[Records]
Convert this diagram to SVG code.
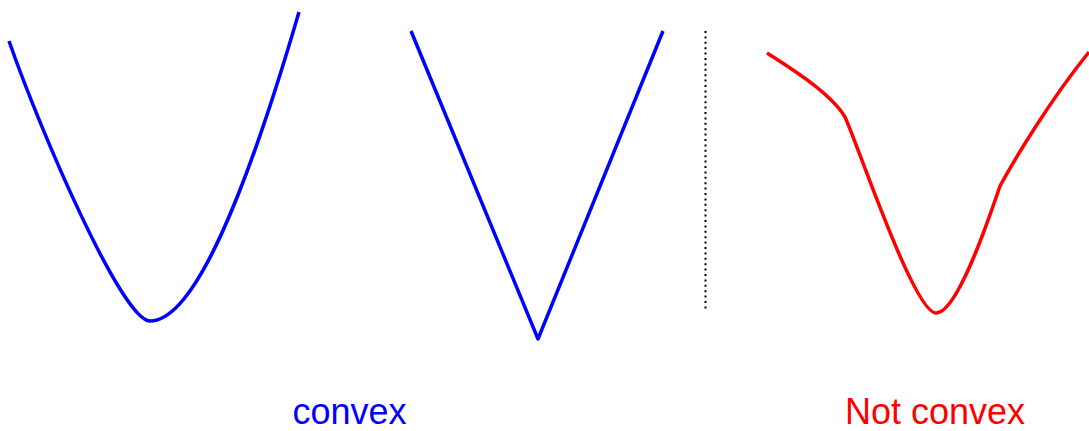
<svg xmlns="http://www.w3.org/2000/svg" width="1089" height="431" viewBox="0 0 1089 431">
<style>
.curve{fill:none;stroke-width:3.5;stroke-linejoin:round}
.blue{stroke:#0000FF}
.red{stroke:#FF0000}
.lbl{font-family:"Liberation Sans",Arial,sans-serif;font-size:36px}
</style>
<rect width="1089" height="431" fill="#fff"/>
<g id="smooth-convex">
<path class="curve blue" d="M9,41 C40,130 122,321 150,321 C195,321 247,190 299,12"/>
</g>
<g id="v-convex">
<polyline class="curve blue" points="411,31 538,339 663,31"/>
</g>
<g id="divider">
<line x1="705.5" y1="31" x2="705.5" y2="310" stroke="#000" stroke-width="2" stroke-dasharray="2,3.4"/>
</g>
<g id="nonconvex">
<path class="curve red" d="M767,53 C797,72 832,95 845,117 C858,145 914,313 936,313 C958,313 990,215 1000,186 C1013,162 1050,100 1089,52"/>
</g>
<g id="labels">
<text class="lbl" x="349.5" y="423.5" fill="#0000FF" text-anchor="middle">convex</text>
<text class="lbl" x="935" y="423.5" fill="#FF0000" text-anchor="middle">Not convex</text>
</g>
</svg>
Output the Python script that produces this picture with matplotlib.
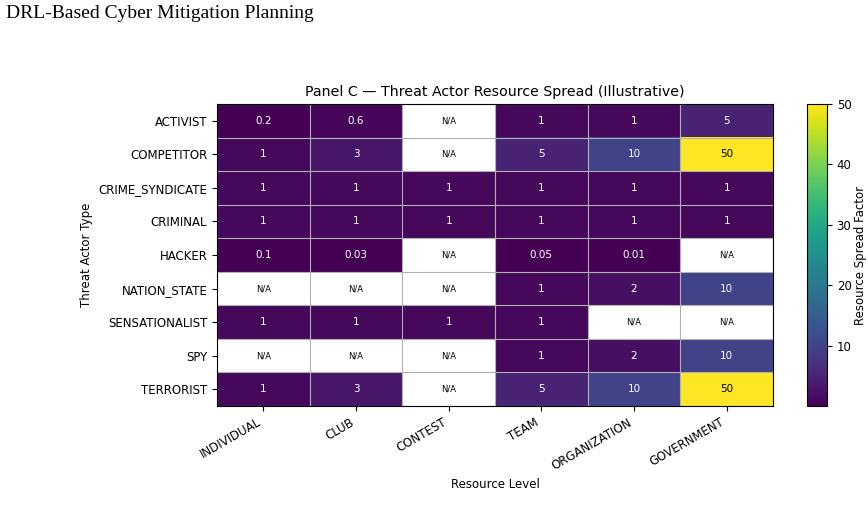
import numpy as np
import matplotlib.pyplot as plt

actors = ["ACTIVIST", "COMPETITOR", "CRIME_SYNDICATE", "CRIMINAL", "HACKER",
          "NATION_STATE", "SENSATIONALIST", "SPY", "TERRORIST"]
levels = ["INDIVIDUAL", "CLUB", "CONTEST", "TEAM", "ORGANIZATION", "GOVERNMENT"]
nan = np.nan
spread = [
    [0.2, 0.6, nan, 1, 1, 5],
    [1, 3, nan, 5, 10, 50],
    [1, 1, 1, 1, 1, 1],
    [1, 1, 1, 1, 1, 1],
    [0.1, 0.03, nan, 0.05, 0.01, nan],
    [nan, nan, nan, 1, 2, 10],
    [1, 1, 1, 1, nan, nan],
    [nan, nan, nan, 1, 2, 10],
    [1, 3, nan, 5, 10, 50],
]

data = np.ma.masked_invalid(np.array(spread, dtype=float))
vmin, vmax = data.min(), data.max()

fig = plt.figure(figsize=(8.68, 5.17), dpi=100)
ax = fig.add_axes([0.25, 0.2147, 0.6406, 0.584])
cax = fig.add_axes([0.9297, 0.2147, 0.023, 0.584])

cmap = plt.get_cmap("viridis").copy()
cmap.set_bad("white")
im = ax.imshow(data, cmap=cmap, vmin=vmin, vmax=vmax, aspect="auto")

for i in range(len(actors)):
    for j in range(len(levels)):
        v = spread[i][j]
        if np.isnan(v):
            ax.text(j, i, "N/A", ha="center", va="center", fontsize=6, color="black")
        else:
            col = "black" if v > 0.6 * vmax else "white"
            ax.text(j, i, f"{v:g}", ha="center", va="center", fontsize=7.5, color=col)

ax.set_xticks(range(len(levels)))
ax.set_xticklabels(levels, rotation=30, ha="right", fontsize=8.5)
ax.set_yticks(range(len(actors)))
ax.set_yticklabels(actors, fontsize=8.5)
ax.set_xticks(np.arange(-0.5, len(levels), 1), minor=True)
ax.set_yticks(np.arange(-0.5, len(actors), 1), minor=True)
ax.grid(which="minor", color="#b0b0b0", linewidth=0.8)
ax.tick_params(which="minor", length=0)
ax.set_xlabel("Resource Level", fontsize=8.5)
ax.set_ylabel("Threat Actor Type", fontsize=8.5)
ax.set_title("Panel C \u2014 Threat Actor Resource Spread (Illustrative)", fontsize=10.2)

cb = fig.colorbar(im, cax=cax)
cb.set_ticks([10, 20, 30, 40, 50])
cb.ax.tick_params(labelsize=8.5)
cb.set_label("Resource Spread Factor", fontsize=8.5, labelpad=2)

fig.text(0.007, 0.973, "DRL-Based Cyber Mitigation Planning", family="Liberation Serif",
         fontsize=14, ha="left", va="center")

fig.savefig("out.png", dpi=100)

Your instructions | Copy out the records above in full, exactly as written, but not the pictures.

The completed task |
Convert this diagram to SVG code.
<svg xmlns="http://www.w3.org/2000/svg" width="1089" height="431" viewBox="0 0 1089 431">
<style>
.curve{fill:none;stroke-width:3.5;stroke-linejoin:round}
.blue{stroke:#0000FF}
.red{stroke:#FF0000}
.lbl{font-family:"Liberation Sans",Arial,sans-serif;font-size:36px}
</style>
<rect width="1089" height="431" fill="#fff"/>
<g id="smooth-convex">
<path class="curve blue" d="M9,41 C40,130 122,321 150,321 C195,321 247,190 299,12"/>
</g>
<g id="v-convex">
<polyline class="curve blue" points="411,31 538,339 663,31"/>
</g>
<g id="divider">
<line x1="705.5" y1="31" x2="705.5" y2="310" stroke="#000" stroke-width="2" stroke-dasharray="2,3.4"/>
</g>
<g id="nonconvex">
<path class="curve red" d="M767,53 C797,72 832,95 845,117 C858,145 914,313 936,313 C958,313 990,215 1000,186 C1013,162 1050,100 1089,52"/>
</g>
<g id="labels">
<text class="lbl" x="349.5" y="423.5" fill="#0000FF" text-anchor="middle">convex</text>
<text class="lbl" x="935" y="423.5" fill="#FF0000" text-anchor="middle">Not convex</text>
</g>
</svg>
Output the Python script that produces this picture with matplotlib.
import numpy as np
import matplotlib.pyplot as plt

actors = ["ACTIVIST", "COMPETITOR", "CRIME_SYNDICATE", "CRIMINAL", "HACKER",
          "NATION_STATE", "SENSATIONALIST", "SPY", "TERRORIST"]
levels = ["INDIVIDUAL", "CLUB", "CONTEST", "TEAM", "ORGANIZATION", "GOVERNMENT"]
nan = np.nan
spread = [
    [0.2, 0.6, nan, 1, 1, 5],
    [1, 3, nan, 5, 10, 50],
    [1, 1, 1, 1, 1, 1],
    [1, 1, 1, 1, 1, 1],
    [0.1, 0.03, nan, 0.05, 0.01, nan],
    [nan, nan, nan, 1, 2, 10],
    [1, 1, 1, 1, nan, nan],
    [nan, nan, nan, 1, 2, 10],
    [1, 3, nan, 5, 10, 50],
]

data = np.ma.masked_invalid(np.array(spread, dtype=float))
vmin, vmax = data.min(), data.max()

fig = plt.figure(figsize=(8.68, 5.17), dpi=100)
ax = fig.add_axes([0.25, 0.2147, 0.6406, 0.584])
cax = fig.add_axes([0.9297, 0.2147, 0.023, 0.584])

cmap = plt.get_cmap("viridis").copy()
cmap.set_bad("white")
im = ax.imshow(data, cmap=cmap, vmin=vmin, vmax=vmax, aspect="auto")

for i in range(len(actors)):
    for j in range(len(levels)):
        v = spread[i][j]
        if np.isnan(v):
            ax.text(j, i, "N/A", ha="center", va="center", fontsize=6, color="black")
        else:
            col = "black" if v > 0.6 * vmax else "white"
            ax.text(j, i, f"{v:g}", ha="center", va="center", fontsize=7.5, color=col)

ax.set_xticks(range(len(levels)))
ax.set_xticklabels(levels, rotation=30, ha="right", fontsize=8.5)
ax.set_yticks(range(len(actors)))
ax.set_yticklabels(actors, fontsize=8.5)
ax.set_xticks(np.arange(-0.5, len(levels), 1), minor=True)
ax.set_yticks(np.arange(-0.5, len(actors), 1), minor=True)
ax.grid(which="minor", color="#b0b0b0", linewidth=0.8)
ax.tick_params(which="minor", length=0)
ax.set_xlabel("Resource Level", fontsize=8.5)
ax.set_ylabel("Threat Actor Type", fontsize=8.5)
ax.set_title("Panel C \u2014 Threat Actor Resource Spread (Illustrative)", fontsize=10.2)

cb = fig.colorbar(im, cax=cax)
cb.set_ticks([10, 20, 30, 40, 50])
cb.ax.tick_params(labelsize=8.5)
cb.set_label("Resource Spread Factor", fontsize=8.5, labelpad=2)

fig.text(0.007, 0.973, "DRL-Based Cyber Mitigation Planning", family="Liberation Serif",
         fontsize=14, ha="left", va="center")

fig.savefig("out.png", dpi=100)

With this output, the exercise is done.